Тогда послы поднялись и поплелись домой. Часть, правда, разбежалась по дороге, предвидя дальнейшие события. Карфагеняне ждали их возвращения в диком нетерпении. Одни носились по городу и рвали на себе волосы, другие забрались на стены, высматривая послов. Наконец те появились. Пунийцы ринулись на них всей толпой и едва не раздавили их и не разорвали. Но послы молчали. Они направились в Совет, только время от времени били себя кулаками по голове и издавали вопли (Diod., XXXII, 6,4). Взволнованный народ, еще ничего не зная, вопил вместе с ними. Послы вошли в Совет. Толпа понеслась за ними, окружила здание плотным кольцом и затихла, ловя каждый звук. И вдруг изнутри раздался душераздирающий вопль. Толпа кинулась вперед, вышибла двери и ворвалась в храм. Здесь им открылась страшная правда. «И тут начались несказанные и безумные стенания». Одни кинулись разрывать на части послов, которые принесли дурные вести, другие — терзать и мучить старейшин, посоветовавших выдать оружие, третьи носились по городу, хватали тех италийцев, которые случайно находились в Карфагене, и предавали их самым изощренным мучениям, крича, что они заплатят им за грехи римлян. Женщины, как фурии, носились по улицам, завывая и бросаясь на каждого (Арр. Lib., 91–93; Polyb., XXXVI, 7).

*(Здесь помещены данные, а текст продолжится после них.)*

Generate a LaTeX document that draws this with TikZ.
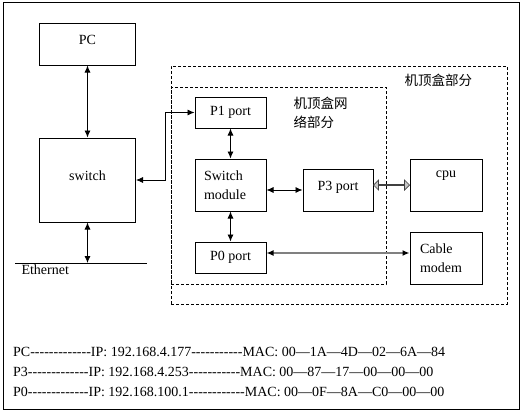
\documentclass[tikz,border=0pt]{standalone}
\usepackage{fontspec}
\setmainfont{Liberation Serif}[Ligatures=TeXOff]
\newfontfamily\cjk{Noto Sans CJK SC}
\usetikzlibrary{calc,arrows.meta,shapes.arrows}
\tikzset{
    component/.style={
    rectangle,draw=black,line width=1pt,inner sep=3pt
    },
    dcomponent/.style={
    rectangle,draw=black,line width=0.8pt,dash pattern=on 3pt off 2pt
    },
    link/.style={
    line width=0.8pt,{Latex[length=7pt,width=6pt]}-{Latex[length=7pt,width=6pt]}
    },
    glink/.style={
    draw=gray,line width=1.6pt,
    {Latex[length=7pt,width=6pt,color=black]}-{Latex[length=7pt,width=6pt,color=black]}
    },
    dblarrow/.style={
    double arrow,draw=black!75,fill=gray!45,line width=0.7pt,inner sep=0pt,
    minimum width=10pt,double arrow head extend=3pt
    },
    info/.style={
    anchor=west,inner sep=0pt
    },
}

\begin{document}
\begin{tikzpicture}[x=1pt, y=-1pt, every node/.style={font=\fontsize{14}{19}\selectfont}]
   \useasboundingbox (0,0) rectangle (524,412);
   \draw[line width=1pt] (3,3) rectangle (519,409);
   %set-top box frames
   \node[dcomponent, minimum width=336pt, minimum height=238pt] (stb) at (339,185) {};
   \node[dcomponent, minimum width=215pt, minimum height=197pt] (stbnet) at (278.5,185.5) {};
   \node[anchor=west, font=\cjk\fontsize{13.5}{19}\selectfont] (stblbl) at (401,80) {机顶盒部分};
   \node[anchor=west, align=left, font=\cjk\fontsize{13.5}{19}\selectfont] (stbnetlbl) at (290,112.5) {机顶盒网\\络部分};
   %pc
   \node[component, minimum width=96pt, minimum height=41pt, text height=10pt, text depth=10pt] (pc) at (87.5,44.5) {PC};
   %switch
   \node[component, minimum width=96pt, minimum height=84pt, text height=10pt, text depth=10pt] (switch) at (87.5,180) {switch};
   %ethernet
   \coordinate (ethl) at (15,263);
   \coordinate (ethr) at (147,263);
   \coordinate (eth) at (87.5,263);
   \node[anchor=west] (ethlbl) at (18,270) {Ethernet};
   %ports
   \node[component, minimum width=71pt, minimum height=31pt] (p1) at (230.5,112.5) {P1 port};
   \node[component, minimum width=71pt, minimum height=52pt, text width=53pt, inner xsep=9pt, align=left] (swmod) at (230.5,185) {Switch\\module};
   \node[component, minimum width=70pt, minimum height=42pt, text height=10pt, text depth=10pt] (p3) at (338,190) {P3 port};
   \node[component, minimum width=71pt, minimum height=31pt] (p0) at (230.5,257.5) {P0 port};
   %cpu
   \node[component, minimum width=72pt, minimum height=52pt, text height=8pt, text depth=24pt] (cpu) at (446,185) {cpu};
   %modem
   \node[component, minimum width=72pt, minimum height=52pt, text width=52pt, inner xsep=10pt, align=left] (modem) at (446,258) {Cable\\modem};
   %addresses
   \node[info] (infopc) at (13,352) {PC-------------IP: 192.168.4.177-----------MAC: 00—1A—4D—02—6A—84};
   \node[info] (infop3) at (13,372) {P3-------------IP: 192.168.4.253-----------MAC: 00—87—17—00—00—00};
   \node[info] (infop0) at (13,392) {P0-------------IP: 192.168.100.1------------MAC: 00—0F—8A—C0—00—00};

   \draw[line width=1pt] (ethl) -- (ethr);
   \draw[link] (pc) -- (switch);
   \draw[link] (switch) -- (eth);
   \draw[link] (switch.east) -- ++(29,0) |- (p1);
   \draw[link] (p1) -- (swmod);
   \draw[link] (swmod.east |- p3) -- (p3);
   \draw[link] (swmod) -- (p0);
   \draw[glink] ($(p0.east)+(0,-4.5)$) -- ($(modem.west)+(0,-5)$);
   \path (p3.east |- cpu) -- (cpu.west) node[dblarrow, midway, minimum height=36pt] (p3cpu) {};
\end{tikzpicture}
\end{document}
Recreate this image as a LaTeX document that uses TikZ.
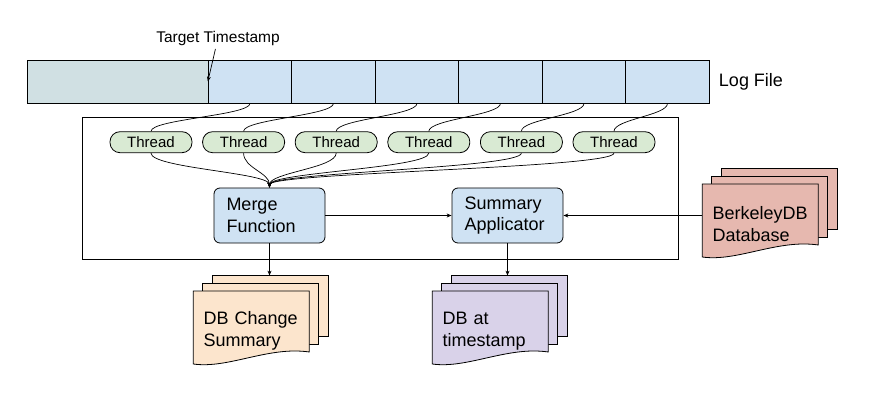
\documentclass[tikz,border=0pt]{standalone}
\usepackage{fontspec}
\setmainfont{Liberation Sans}
\usetikzlibrary{arrows.meta,backgrounds,positioning}

\definecolor{logblue}{HTML}{CFE2F3}
\definecolor{oldgray}{HTML}{D0E0E3}
\definecolor{threadgreen}{HTML}{D9EAD3}
\definecolor{changeorange}{HTML}{FCE5CD}
\definecolor{stamppurple}{HTML}{D9D2E9}
\definecolor{berkeleyred}{HTML}{E6B8AF}

\begin{document}
\begin{tikzpicture}
 [x=1pt, y=-1pt, line width=0.8pt,
  big text/.style={font=\fontsize{18}{21.7}\selectfont},
  log node/.style={node distance=83.5pt, rectangle, draw, fill=logblue, minimum width=83.5pt, minimum height=43pt, inner sep=0pt},
  old node/.style={rectangle, draw, fill=oldgray, minimum width=181.25pt, minimum height=43pt, inner sep=0pt},
  thread node/.style={node distance=92.6pt, rectangle, rounded corners=10pt, draw, fill=threadgreen, minimum width=82pt, minimum height=21pt, inner sep=0pt, font=\fontsize{15}{18}\selectfont},
  proc node/.style={node distance=238pt, rectangle, rounded corners=6pt, draw, fill=logblue, text width=86pt, inner xsep=12.5pt, minimum height=55pt, align=left, big text},
  doc node/.style={text width=96pt, inner xsep=10pt, inner ysep=0pt, minimum height=79pt, anchor=north west, align=left, big text},
  sheet/.style={draw, line width=0.8pt},
  link/.style={line width=0.7pt},
  arrow link/.style={-{Stealth[length=5pt,width=4pt]}, line width=0.7pt}]

\useasboundingbox (0,0) rectangle (876,417);

% log file
\node[old node] (l0) at (117.6,81.5) {};
\node[log node] (l1) at (250,81.5) {};
\node[log node] (l2) [right of=l1] {};
\node[log node] (l3) [right of=l2] {};
\node[log node] (l4) [right of=l3] {};
\node[log node] (l5) [right of=l4] {};
\node[log node] (l6) [right of=l5] {};
\node (logfile) [node distance=83.5pt, right of=l6, big text] {Log File};
\node (target) at (218,38) [font=\fontsize{15.5}{18}\selectfont] {Target Timestamp};

% processing frame
\node[draw, minimum width=596pt, minimum height=142pt, inner sep=0pt] (frame) at (380,188) {};

\node[thread node] (t1) at (151,142.2) {Thread};
\node[thread node] (t2) [right of=t1] {Thread};
\node[thread node] (t3) [right of=t2] {Thread};
\node[thread node] (t4) [right of=t3] {Thread};
\node[thread node] (t5) [right of=t4] {Thread};
\node[thread node] (t6) [right of=t5] {Thread};

\node[proc node] (merge) at (269.5,215.5) {Merge\\Function};
\node[proc node] (summ) [right of=merge] {Summary\\Applicator};

% documents
\node[doc node] (dbchange) at (193.3,291) {DB Change\\Summary};
\node[doc node] (dbstamp) at (432.3,291) {DB at\\timestamp};
\node[doc node] (bdb) at (702.3,184) {BerkeleyDB\\Database};

\begin{scope}[on background layer]
 \filldraw[sheet, fill=changeorange] ([shift={(19,-15.4)}]dbchange.north west) coordinate (dbchange back) rectangle +(116,61);
 \filldraw[sheet, fill=changeorange] ([shift={(9.5,-7.7)}]dbchange.north west) rectangle +(116,61);
 \filldraw[sheet, fill=changeorange] (dbchange.north west) -- ++(116,0) -- ++(0,61) .. controls +(-41,-6) and +(35,5) .. ++(-116,12) -- cycle;

 \filldraw[sheet, fill=stamppurple] ([shift={(19,-15.4)}]dbstamp.north west) coordinate (dbstamp back) rectangle +(116,61);
 \filldraw[sheet, fill=stamppurple] ([shift={(9.5,-7.7)}]dbstamp.north west) rectangle +(116,61);
 \filldraw[sheet, fill=stamppurple] (dbstamp.north west) -- ++(116,0) -- ++(0,61) .. controls +(-41,-6) and +(35,5) .. ++(-116,12) -- cycle;

 \filldraw[sheet, fill=berkeleyred] ([shift={(19,-15.4)}]bdb.north west) rectangle +(116,61);
 \filldraw[sheet, fill=berkeleyred] ([shift={(9.5,-7.7)}]bdb.north west) rectangle +(116,61);
 \filldraw[sheet, fill=berkeleyred] (bdb.north west) -- ++(116,0) -- ++(0,61) .. controls +(-41,-6) and +(35,5) .. ++(-116,12) -- cycle;
\end{scope}

\path
  (target) edge [arrow link] (l1.west)
  (l1.south) edge [link, out=-90, in=90, distance=12pt] (t1.north)
  (l2.south) edge [link, out=-90, in=90, distance=12pt] (t2.north)
  (l3.south) edge [link, out=-90, in=90, distance=12pt] (t3.north)
  (l4.south) edge [link, out=-90, in=90, distance=12pt] (t4.north)
  (l5.south) edge [link, out=-90, in=90, distance=12pt] (t5.north)
  (l6.south) edge [link, out=-90, in=90, distance=12pt] (t6.north)
  (t1.south) edge [arrow link, out=-90, in=90, distance=15pt] (merge.north)
  (t2.south) edge [arrow link, out=-90, in=90, distance=15pt] (merge.north)
  (t3.south) edge [arrow link, out=-90, in=90, distance=15pt] (merge.north)
  (t4.south) edge [arrow link, out=-90, in=90, distance=15pt] (merge.north)
  (t5.south) edge [arrow link, out=-90, in=90, distance=15pt] (merge.north)
  (t6.south) edge [arrow link, out=-90, in=90, distance=15pt] (merge.north)
  (merge) edge [arrow link] (summ)
  (bdb.west |- summ) edge [arrow link] (summ)
  (merge) edge [arrow link] (merge |- dbchange back)
  (summ) edge [arrow link] (summ |- dbstamp back);

\end{tikzpicture}
\end{document}
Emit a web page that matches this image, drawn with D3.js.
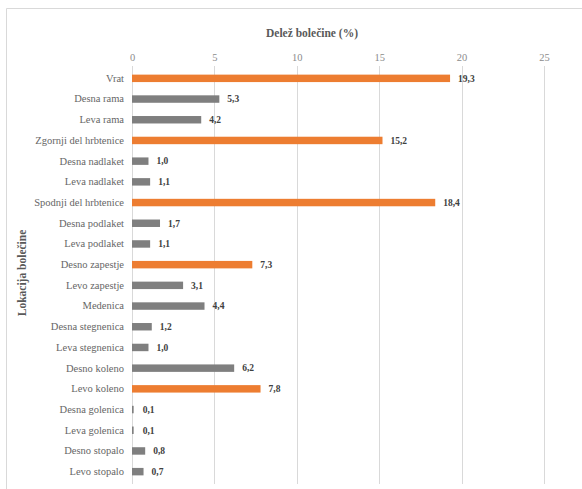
<!DOCTYPE html>
<html><head><meta charset="utf-8">
<script src="https://cdn.jsdelivr.net/npm/d3@7"></script>
<style>body{margin:0;background:#fff}svg{display:block}svg text{font-family:'Liberation Serif','DejaVu Serif',serif}</style>
</head><body><svg id="c" width="582" height="489"></svg>
<script>
const categories = ["Vrat","Desna rama","Leva rama","Zgornji del hrbtenice","Desna nadlaket","Leva nadlaket","Spodnji del hrbtenice","Desna podlaket","Leva podlaket","Desno zapestje","Levo zapestje","Medenica","Desna stegnenica","Leva stegnenica","Desno koleno","Levo koleno","Desna golenica","Leva golenica","Desno stopalo","Levo stopalo"];
const values = [19.3,5.3,4.2,15.2,1.0,1.1,18.4,1.7,1.1,7.3,3.1,4.4,1.2,1.0,6.2,7.8,0.1,0.1,0.8,0.7];
const highlighted = ["Vrat","Zgornji del hrbtenice","Spodnji del hrbtenice","Desno zapestje","Levo koleno"];
const xTicks = [0,5,10,15,20,25];
const xTitle = "Delež bolečine (%)";
const yTitle = "Lokacija bolečine";

const svg = d3.select("#c");
svg.append("path").attr("d","M6.5,489 V8.5 H582").attr("fill","none").attr("stroke","#d9d9d9").attr("stroke-width",1);

const x = d3.scaleLinear().domain([0,25]).range([132,544]);
const y = d3.scaleBand().domain(categories).range([68,482]).paddingInner(0.64).paddingOuter(0.32);

svg.append("g").selectAll("line").data(xTicks).join("line")
  .attr("x1",d=>Math.round(x(d))+0.5).attr("x2",d=>Math.round(x(d))+0.5)
  .attr("y1",66).attr("y2",484).attr("stroke","#d9d9d9").attr("stroke-width",1);

const ax = svg.append("g").attr("transform","translate(0,57)")
  .call(d3.axisTop(x).tickValues(xTicks).tickSize(0).tickPadding(0).tickFormat(d3.format("d")));
ax.select(".domain").remove();
ax.selectAll("text").style("font-size","10.5px").attr("fill","#8c8c8c").attr("dy","0.35em").attr("y",0);

const ay = svg.append("g").attr("transform","translate(124,0)")
  .call(d3.axisLeft(y).tickSize(0).tickPadding(0));
ay.select(".domain").remove();
ay.selectAll("text").style("font-size","10.5px").attr("fill","#666666");

svg.append("g").selectAll("rect").data(categories).join("rect")
  .attr("x",x(0)).attr("y",d=>y(d)).attr("height",y.bandwidth())
  .attr("width",(d,i)=>Math.max(1,x(values[i])-x(0)))
  .attr("fill",d=>highlighted.includes(d)?"#ed7d31":"#7f7f7f");

svg.append("g").selectAll("text").data(categories).join("text")
  .attr("x",(d,i)=>x(values[i])+ (values[i]<0.5?9:8)).attr("y",d=>y(d)+y.bandwidth()/2)
  .attr("dy","0.35em").style("font-size","9.5px").attr("font-weight","bold")
  .attr("fill","#404040").text((d,i)=>d3.format(".1f")(values[i]).replace(".",","));

svg.append("text").attr("x",312).attr("y",37).attr("text-anchor","middle")
  .style("font-size","11.5px").attr("font-weight","bold").attr("fill","#595959").text(xTitle);
svg.append("text").attr("transform","translate(26,273) rotate(-90)").attr("text-anchor","middle")
  .style("font-size","11.5px").attr("font-weight","bold").attr("fill","#595959").text(yTitle);
</script></body></html>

Но через несколько дней город преобразился. Вместо повального безумия их охватила лихорадочная решимость. Карфагеняне готовы были стерпеть все, даже рабство — сдались же они на милость римлян. Одного только они не могли стерпеть — потерю денег. А приказ римлян означал для них конец морской торговли, а значит, и богатств. Думать, что эти старые пираты и торгаши займутся земледелием, было просто смешно. Ради денег они завоевывали Сицилию, ради денег они сражались с римлянами, ради денег они выдали им Ганнибала и теперь скорее готовы были все умереть, чем уступить свои деньги. Они освободили рабов, вызвали назад Газдрубала с его шайкой и назначили главнокомандующим. Все мужчины и женщины день и ночь работали на оружейных фабриках, изготовляя новое оружие. Всех женщин остригли наголо и из их волос вили веревки для катапульт.

А консулы спокойно стояли близ Утики и ждали, когда бедные карфагеняне успокоятся и насытятся плачем. Когда же они наконец двинулись вперед, перед ними был вооруженный до зубов город, полный отчаянной решимости защищаться до конца.

Как было сказано, чуть ли не весь Рим мобилизован был на войну. Военным трибуном IV легиона был Публий Корнелий Сципион. Полибий едва успел возвратиться на родину и вникнуть в дела Ахейского союза, которые показались ему ужасными, как неожиданно получил письмо от консула Мания Манилия. Маний очень вежливо писал, что просит ахейцев оказать ему дружескую услугу и, если возможно, прислать Полибия. Я, рассказывает Полибий, конечно, немедленно отложил все дела, и отправился в лагерь римлян. Но по дороге он узнал, что карфагеняне уже выдали оружие и война закончена. Историк возвратился обратно. Но только он успел вернуться, как получил новое письмо, теперь уже, видимо, от своего воспитанника, который сообщал, что война не кончилась, а только началась. И Полибий, забыв обо всем на свете, помчался в Африку к Сципиону (Polyb., XXXVII, 3).